Wednesday, September 28, 2011

Sickies

In the middle of the night, when little feet pad into the room, looking for reassurances, my first reaction is an inward groan. I am tired. But Elliott wants to snuggle in bed. For various reasons this occasionally happens (more since we have moved) and we allow it, though many times, after a while we ask him to move back to his bed, or he ends up on the floor to have more room. The big person bed gets awfully crowded with two big people, a pushy dog, and a sprawl-legged boy in it!

Last night, after he was snuggled next to me, I felt how hot he felt. Fever. So I got the thermometer. After a few minutes and a few coughs, I got a drink.
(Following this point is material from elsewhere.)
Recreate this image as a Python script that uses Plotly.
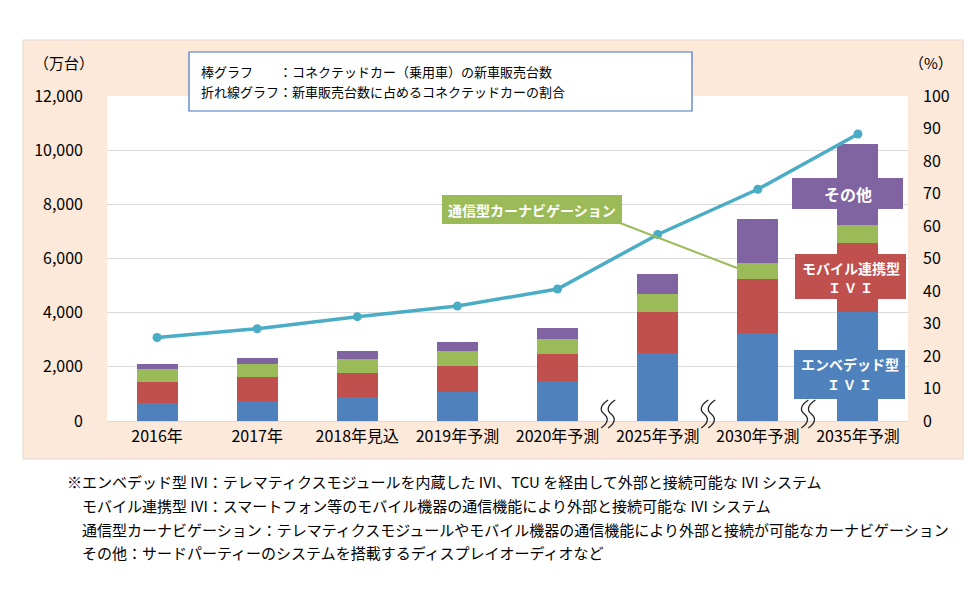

And then I lay there snuggling him, but thinking the following:

-         there goes my exercise time at the Y tomorrow… no sick kids
-         there goes school for Elliott
-         there goes the chance to take Oliver somewhere like the zoo or park
-         there goes the chance to buy the book I decided I wanted to grab at school
-         the whole day might be filled with not a sweet, loving sick child but a whiny, not-really-that-sick kid
-         we might all get sick, sicker than the colds we already have

But pushing those thoughts aside, Elliott stroked my face with his warm hand and snuggled closer. It is so nice to know he feels safe and comforted coming to me for care, trusting I will help him. (And I won’t say out loud everything I am thinking.)

(*But I recognize that I am not a supermom. If in two or three nights he is still clammering into my bed, exhaustion tends to short circuit the nice nighttime mommy into a nasty, grumpy one. I hope this is short lived!)